Bij actief grondbeleid koopt de gemeente zelf gronden en opstallen aan, maakt de grond bouwrijp, verkoopt (niet-)bouwrijpe gronden ten behoeve van de ontwikkeling daarvan en maakt deze na realisatie van de opstallen (vaak woningbouw) woonrijp. De financiële consequenties van dit actieve grondbeleid worden in beeld gebracht met een grondexploitatie-berekening (vaak afgekort tot grondexploitatie of grex).
Voor de begroting 2026 zijn de grondexploitaties gebaseerd op de MPG 2025, die op 30 juni 2025 door de raad is vastgesteld.


Bouwgronden in exploitatie (BIE)

Vanuit het belang van eenduidigheid is in het Besluit Begroting en Verantwoording (BBV) het begrip ‘bouwgrond in exploitatie’ (BIE) scherper gedefinieerd: gronden in eigendom van de gemeente, waarvoor de raad een grondexploitatiecomplex en grondexploitatiebegroting heeft vastgesteld. Per 1-1-2026 zijn er 4 projecten in uitvoering die kwalificeren als BIE: Dijkstraten, Aarlesche Erven, Centrum en Steegsche Velden-Noord.

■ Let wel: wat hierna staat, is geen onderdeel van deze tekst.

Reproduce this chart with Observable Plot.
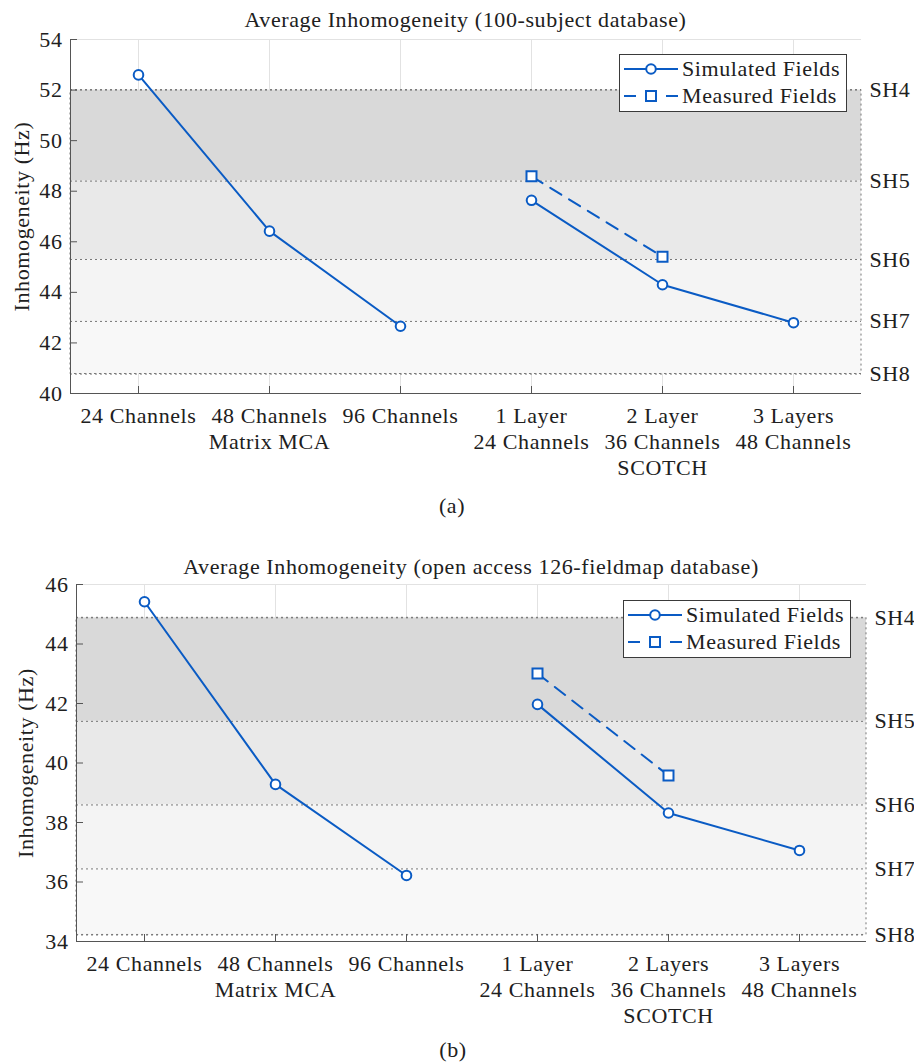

Bouwgronden in exploitatie - boekwaarde

De boekwaarde van de bouwgronden in exploitatie is het door de gemeente geïnvesteerde vermogen, oftewel het saldo van de gerealiseerde kosten en opbrengsten. Op basis van het BBV plaatst de gemeente de boekwaarde van de grondexploitaties op de balans. Deze boekwaarde moet worden terugverdiend door toekomstige opbrengsten uit grondverkoop. Als blijkt dat dit niet mogelijk is, moet een voorziening worden getroffen om het verlies op te vangen. De kosten, opbrengsten en eventueel getroffen voorzieningen komen tot uitdrukking op de balans onder de post ‘voorraden’. De boekwaarde van de bouwgronden in exploitatie wordt per 1-1-2026 geraamd op € 26.934.000.

Bouwgronden in exploitatie - resultaat

Het resultaat van de bouwgronden in exploitatie bestaat uit het saldo van kosten en opbrengsten. Op basis van de MPG 2025 wordt het nadelige resultaat van de bouwgronden in exploitatie geraamd op € 22.964.000. Conform de regelgeving van het BBV is voor het nadelige resultaat een voorziening getroffen.

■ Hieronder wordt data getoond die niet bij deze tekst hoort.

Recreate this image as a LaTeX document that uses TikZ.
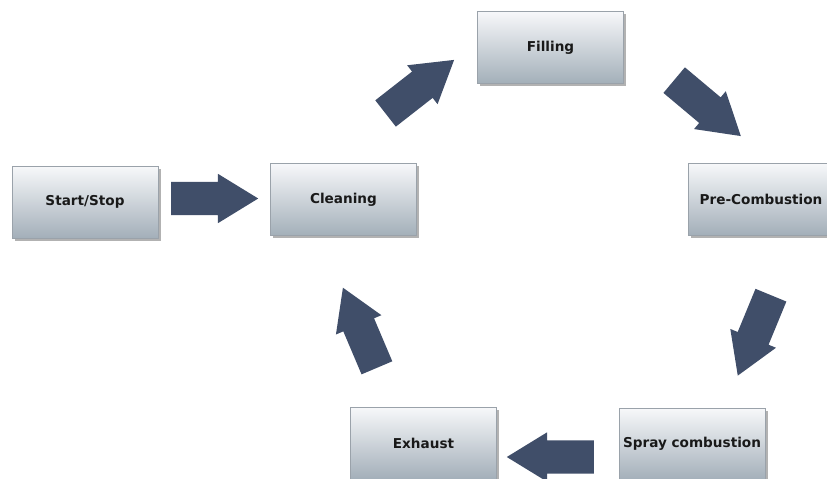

Risico’s en weerstandsvermogen

Bij grondexploitaties lopen gemeenten diverse risico’s. Deze zijn het gevolg van de langdurige looptijd van plannen en planvorming, inschatting van parameters, marktwerking en de betrokkenheid van diverse partijen en de hiermee corresponderende belangen. In het kader van risicomanagement worden de risico’s periodiek geïnventariseerd en gekwantificeerd (impact x kans). Zo ontstaat een beeld van het benodigde weerstandsvermogen ten behoeve van de grondexploitaties.
In het kader van de MPG 2025 zijn de risico’s van de grondexploitatie (en daarmee het benodigde weerstandsvermogen) geactualiseerd en ingeschat op een bedrag € 7.089.000. Een bedrag van € 6.701.000 wordt afgedekt via de Risicoreserve grondexploitaties. Het resterende bedrag wordt gedekt vanuit de grondexploitaties.

Risicobeheersing

Om de risico’s van de grondexploitaties te beheersen namen we de volgende maatregelen:

  • Voortdurend overleg met bouwpartners, corporaties en de regio om woonproducten af te stemmen op de marktvraag.
  • Het aanbod van bouwkavels faseren en doseren in relatie tot de marktvraag.
  • Alternatieve programma's doorrekenen.
  • Kosten bewaken en sturen.
  • Aandacht besteden aan marketing en promotie.
  • Gronden zo laat mogelijk bouwrijp maken binnen onze contractuele verplichtingen om renteverliezen te voorkomen.
  • Tijdig middelen reserveren voor verwachte nadelige saldi.

Gemeentelijke grondprijzen

De gemeentelijke grondprijzen worden jaarlijks geactualiseerd en door het college vastgesteld.

Een toelichting op de grondprijzen en de stand van zaken van de gemeentelijke grondexploitaties leest u in de MPG 2025.